A simple Raspberry Puree easy to make from scratch without ingredients you don’t want. Pour over ice cream, cheesecake, brownies, or mix into hot chocolate.
Here’s a recipe for simple, pure Raspberry Puree. The uses are many, and the ingredients are only raspberries and a little bit of sugar (which you could omit), Lots of ice cream and dessert condiments have ingredients that you don’t want like artificial coloring, high fructose corn syrup or just way too much sugar. This puree is super quick with deep flavor and can be made on the fly, perfect for fresh raspberries that are about to lose their prime or excellent with frozen raspberries, too.

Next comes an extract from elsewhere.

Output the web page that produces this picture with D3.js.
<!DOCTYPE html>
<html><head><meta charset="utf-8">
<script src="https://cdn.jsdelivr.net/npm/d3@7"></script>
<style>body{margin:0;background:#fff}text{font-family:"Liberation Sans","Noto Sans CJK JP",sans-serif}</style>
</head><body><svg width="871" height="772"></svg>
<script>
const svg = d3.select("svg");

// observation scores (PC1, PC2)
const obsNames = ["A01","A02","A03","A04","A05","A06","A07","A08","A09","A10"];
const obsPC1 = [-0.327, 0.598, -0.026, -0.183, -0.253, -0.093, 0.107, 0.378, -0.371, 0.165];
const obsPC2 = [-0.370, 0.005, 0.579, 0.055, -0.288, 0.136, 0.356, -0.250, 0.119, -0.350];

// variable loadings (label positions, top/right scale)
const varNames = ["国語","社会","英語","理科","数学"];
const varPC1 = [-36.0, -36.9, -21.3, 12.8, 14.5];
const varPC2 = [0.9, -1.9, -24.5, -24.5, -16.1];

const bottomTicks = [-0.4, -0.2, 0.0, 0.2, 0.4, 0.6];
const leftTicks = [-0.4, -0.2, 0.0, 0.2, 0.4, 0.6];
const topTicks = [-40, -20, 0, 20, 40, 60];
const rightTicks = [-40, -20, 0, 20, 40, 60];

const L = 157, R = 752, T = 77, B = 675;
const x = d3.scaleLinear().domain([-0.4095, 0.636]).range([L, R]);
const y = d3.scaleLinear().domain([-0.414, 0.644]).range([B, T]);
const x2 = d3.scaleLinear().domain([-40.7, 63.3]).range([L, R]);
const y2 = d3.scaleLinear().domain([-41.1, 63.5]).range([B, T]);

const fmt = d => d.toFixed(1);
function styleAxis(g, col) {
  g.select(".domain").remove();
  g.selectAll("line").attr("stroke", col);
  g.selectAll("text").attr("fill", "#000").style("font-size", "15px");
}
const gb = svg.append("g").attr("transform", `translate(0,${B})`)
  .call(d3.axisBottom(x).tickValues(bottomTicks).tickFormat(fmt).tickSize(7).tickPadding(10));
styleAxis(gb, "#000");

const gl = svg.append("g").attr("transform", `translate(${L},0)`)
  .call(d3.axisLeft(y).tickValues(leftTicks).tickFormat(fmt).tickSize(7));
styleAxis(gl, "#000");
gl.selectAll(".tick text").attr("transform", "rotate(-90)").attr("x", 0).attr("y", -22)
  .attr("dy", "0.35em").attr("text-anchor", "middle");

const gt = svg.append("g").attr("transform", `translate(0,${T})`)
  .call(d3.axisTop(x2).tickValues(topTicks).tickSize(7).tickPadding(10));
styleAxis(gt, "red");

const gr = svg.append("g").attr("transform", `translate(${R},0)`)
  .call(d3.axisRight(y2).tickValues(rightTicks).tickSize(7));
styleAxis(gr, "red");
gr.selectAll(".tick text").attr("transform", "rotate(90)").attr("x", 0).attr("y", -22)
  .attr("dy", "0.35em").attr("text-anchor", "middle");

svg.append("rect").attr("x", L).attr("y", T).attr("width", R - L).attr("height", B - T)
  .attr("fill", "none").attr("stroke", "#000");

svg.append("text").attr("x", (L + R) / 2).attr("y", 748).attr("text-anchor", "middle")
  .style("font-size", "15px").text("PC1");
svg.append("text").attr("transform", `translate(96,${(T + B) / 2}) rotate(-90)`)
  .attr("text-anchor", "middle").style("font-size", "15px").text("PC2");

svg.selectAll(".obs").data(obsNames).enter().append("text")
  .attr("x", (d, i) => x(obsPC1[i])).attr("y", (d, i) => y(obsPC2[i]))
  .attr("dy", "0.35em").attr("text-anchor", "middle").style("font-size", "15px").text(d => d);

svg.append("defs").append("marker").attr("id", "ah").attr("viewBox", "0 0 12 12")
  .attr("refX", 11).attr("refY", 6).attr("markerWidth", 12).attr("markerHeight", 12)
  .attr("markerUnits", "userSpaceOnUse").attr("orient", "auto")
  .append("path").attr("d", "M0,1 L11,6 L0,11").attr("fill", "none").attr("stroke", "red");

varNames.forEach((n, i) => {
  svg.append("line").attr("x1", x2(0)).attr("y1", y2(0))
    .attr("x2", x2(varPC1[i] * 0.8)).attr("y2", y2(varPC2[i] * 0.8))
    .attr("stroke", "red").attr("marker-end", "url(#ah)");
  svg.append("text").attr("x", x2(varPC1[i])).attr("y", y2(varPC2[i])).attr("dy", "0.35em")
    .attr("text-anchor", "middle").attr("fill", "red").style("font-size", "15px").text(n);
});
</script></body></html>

How to make raspberry puree
Raspberries, sugar, and water start out in a small saucepan and get stirred, dissolving the sugar. Let the heat bring the mixture to enough of a simmer to break up the raspberries and release their juice and let the sugar fully dissolve. You won’t need to reduce the liquids because the puree will thicken more as it cools and it’s not a jam we’re after here. After just a few minutes, pour the ingredients through a sieve into a bowl. Use a spoon or spatula to push the raspberry pulp through while leaving the seeds behind. If your sieve is not super fine, several seeds will get through which is totally fine. Most of the seeds will still be left behind.
Add it to hot chocolate for a really decadent, rich chocolate beverage that will blow your mind. The puree adds thickness and subtle raspberry flavor that’s noticeable but won’t overpower the luscious chocolate notes.

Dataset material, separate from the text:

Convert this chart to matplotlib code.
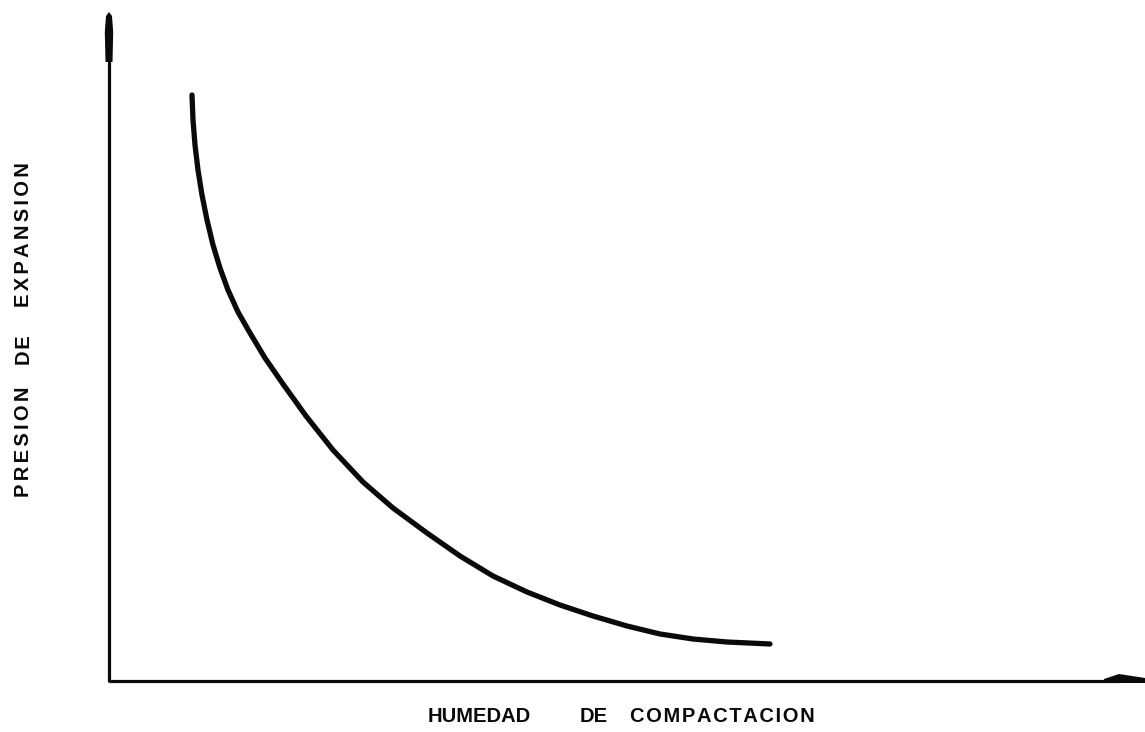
import matplotlib
matplotlib.use("Agg")
import matplotlib.pyplot as plt

# Swelling pressure vs. compaction moisture (arbitrary units, qualitative curve)
humedad = [83, 84, 86, 89, 93, 98, 104, 111, 119, 129, 141, 156, 174, 197,
           224, 254, 284, 318, 351, 384, 418, 451, 484, 518, 551, 584, 618, 661]
presion = [587, 562, 537, 512, 487, 462, 437, 414, 392, 370, 349, 324, 298,
           266, 232, 200, 174, 149, 126, 106, 90, 77, 66, 56, 48, 43, 40, 38]

x_words = ["HUMEDAD", "DE", "COMPACTACION"]
y_words = ["PRESION", "DE", "EXPANSION"]


def spaced(word, n):
    """Insert n hair spaces between the letters of a word."""
    return ("\u200a" * n).join(word)


fig = plt.figure(figsize=(11.45, 7.32), dpi=100)
ax = fig.add_axes([0, 0, 1, 1])
ax.set_xlim(-109, 1036)
ax.set_ylim(-50, 682)
ax.axis("off")

ink = "#0a0a0a"

# Axes with arrowheads
ax.plot([0, 0], [0, 640], color=ink, lw=2.3, solid_capstyle="butt")
ax.plot([0, 1010], [1, 1], color=ink, lw=2.3, solid_capstyle="butt")
ax.fill([-3.5, -4.2, -3.0, 0, 3.0, 4.2, 3.5],
        [620, 650, 666, 670, 666, 650, 620], color=ink, lw=0)
ax.fill([995, 1010, 1036, 1036, 995],
        [3, 8, 4, -1, -1], color=ink, lw=0)

# Curve
ax.plot(humedad, presion, color=ink, lw=3.8, solid_capstyle="round",
        solid_joinstyle="round")

font = dict(family=["Liberation Sans", "DejaVu Sans"], weight="bold",
            size=14.5, color=ink)
ax.text(319, -35, x_words[0], ha="left", va="center", **font)
ax.text(471, -35, x_words[1], ha="left", va="center", **font)
ax.text(521, -35, spaced(x_words[2], 1), ha="left", va="center", **font)
for word, ypos, n in zip(y_words, [240, 332, 447], [2, 1, 2]):
    ax.text(-85, ypos, spaced(word, n), ha="center", va="center",
            rotation=90, **font)

fig.savefig("out.png", dpi=100)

Use blackberries or strawberries or a combination that would be equally as delicious. I hope you’ll try the raspberry puree soon because it’s so fresh and delightful. Keep this and a pint of ice cream in the freezer and you’ve got a last minute dessert for drop-in guests or a single-serving for any pity party of one (hopefully never needed for that) or for a cozy night with your favorite movie.
- 12 ounces raspberries, fresh or frozen
- 1/2 cup sugar
- 1/4 cup water
- Add all ingredients to a small saucepan set over medium heat. Stir to combine and break up the raspberries just a little. You don't need to mash them much. They'll break up completely as they cook. Let ingredients come to a slow rolling boil, stirring occasionally until the liquid is just barely thicker than water. About 4-5 minutes.
- Remove the raspberry mixture from the heat and pour into a bowl set over a sieve. Using the back of a spoon, push the raspberries and their juice through the sieve to remove most of the seeds.
- The puree is ready to be poured over any dessert at this time. If making ahead for a later use, you may refrigerate for up to 5 days or freeze for up to 12 months.